I have the fortunate opportunity to be spending this weekend in Washington, D.C., as I have been invited to the annual conference put on by the Association of Educators in Journalism and Mass Communication to present one of my papers.

This afternoon I was able to attend the conference highlight I was most looking forward to, a panel discussion on the state of the industry featuring Tom Rosenstiel of the American Press Institute; Jim Brady, who is editor-in-chief of Digital First Media and president of the Online News Association; Rob Mennie of Gannett Broadcasting; Karen Dunlap, president of the Poynster Institute; and the host of the panel session, Bob Papper of Hofstra University.

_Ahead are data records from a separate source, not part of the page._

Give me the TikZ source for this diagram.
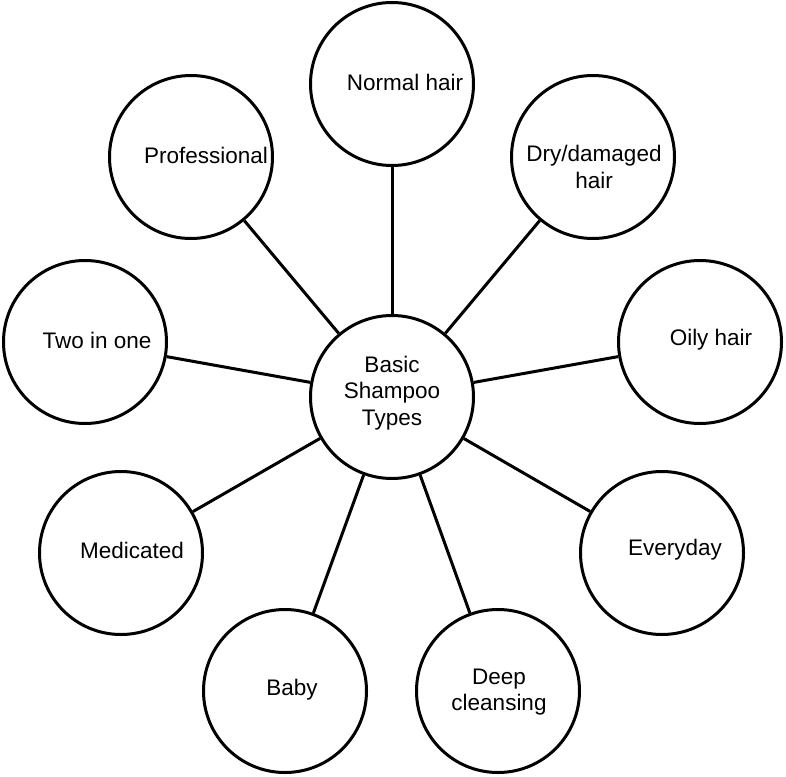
\documentclass[tikz,border=0pt]{standalone}
\usepackage{fontspec}
\setmainfont{Liberation Sans}
\begin{document}
\begin{tikzpicture}[x=1pt,y=-1pt,
  bubble/.style={circle,draw=black,line width=3pt,minimum size=163pt,inner sep=0pt,fill=white},
  txt/.style={font=\fontsize{22.5}{26.5}\selectfont,align=center},
  link/.style={line width=3pt}]
\useasboundingbox (0,0) rectangle (786,776);
\node[bubble] (c) at (392,397) {};
\node[txt] at (392,393) {Basic\\Shampoo\\Types};
\node[bubble] (n1) at (392,84) {};
\node[txt] at (405,82) {Normal hair};
\node[bubble] (n2) at (593,157) {};
\node[txt] at (594,167) {Dry/damaged\\hair};
\node[bubble] (n3) at (700,342) {};
\node[txt] at (711,340) {Oily hair};
\node[bubble] (n4) at (662,553) {};
\node[txt] at (675,550) {Everyday};
\node[bubble] (n5) at (498,691) {};
\node[txt] at (499,692) {Deep\\cleansing};
\node[bubble] (n6) at (285,691) {};
\node[txt] at (292,690) {Baby};
\node[bubble] (n7) at (121,553) {};
\node[txt] at (132,550) {Medicated};
\node[bubble] (n8) at (85,342) {};
\node[txt] at (97,340) {Two in one};
\node[bubble] (n9) at (191,157) {};
\node[txt] at (206,155) {Professional};
\foreach \n in {n1,n2,n3,n4,n5,n6,n7,n8,n9} \draw[link] (c) -- (\n);
\end{tikzpicture}
\end{document}
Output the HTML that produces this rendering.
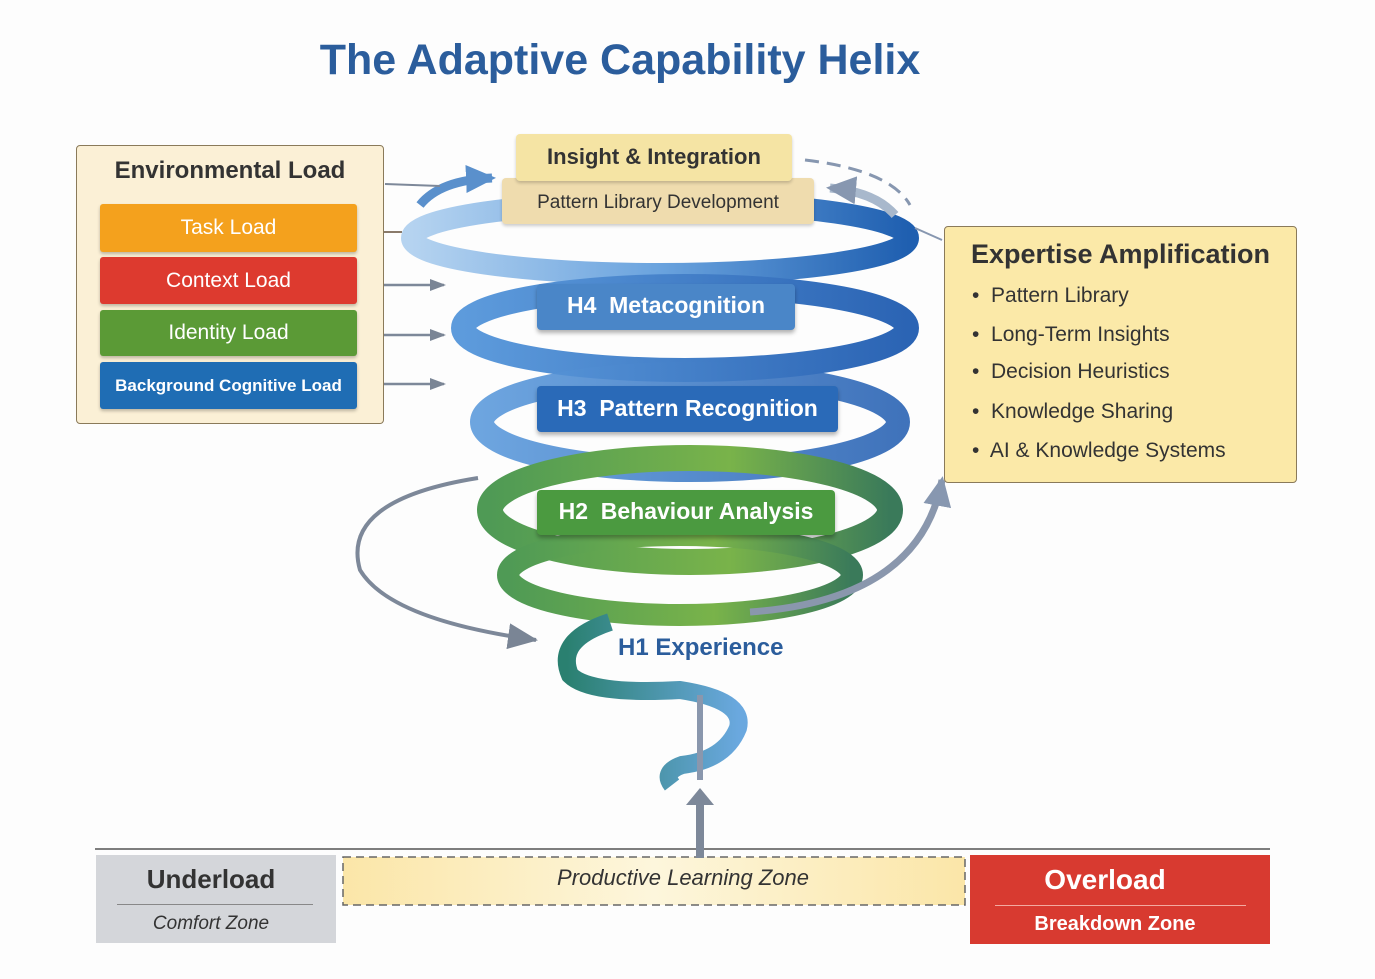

I cannot begin to describe how insightful, interesting and exciting this discussion was. Not surprisingly, engagement was a theme that resonated throughout the session. What was interesting, however, was the idea of a return civic journalism and commitment to communities being regarded in very high standards by news outlets.

Without further ado, I present some highlights from these powerful speakers.

Tom Rosenstiel

  • Previously, consumers had to adapt their behaviours to accommodate the media (in terms of news at specific times, for example). Today, the news media need to adapt their cycle and behaviours to suit the audience.
  • We are in a period of democratization and a type of enlightenment, in this sense.
  • Audiences are consuming more news today, not less. 25% of people state they are consuming more news, while only 10% say they are consuming less. Among those who consume through mobile technologies, 32% say they are consuming more and only 8% consuming less.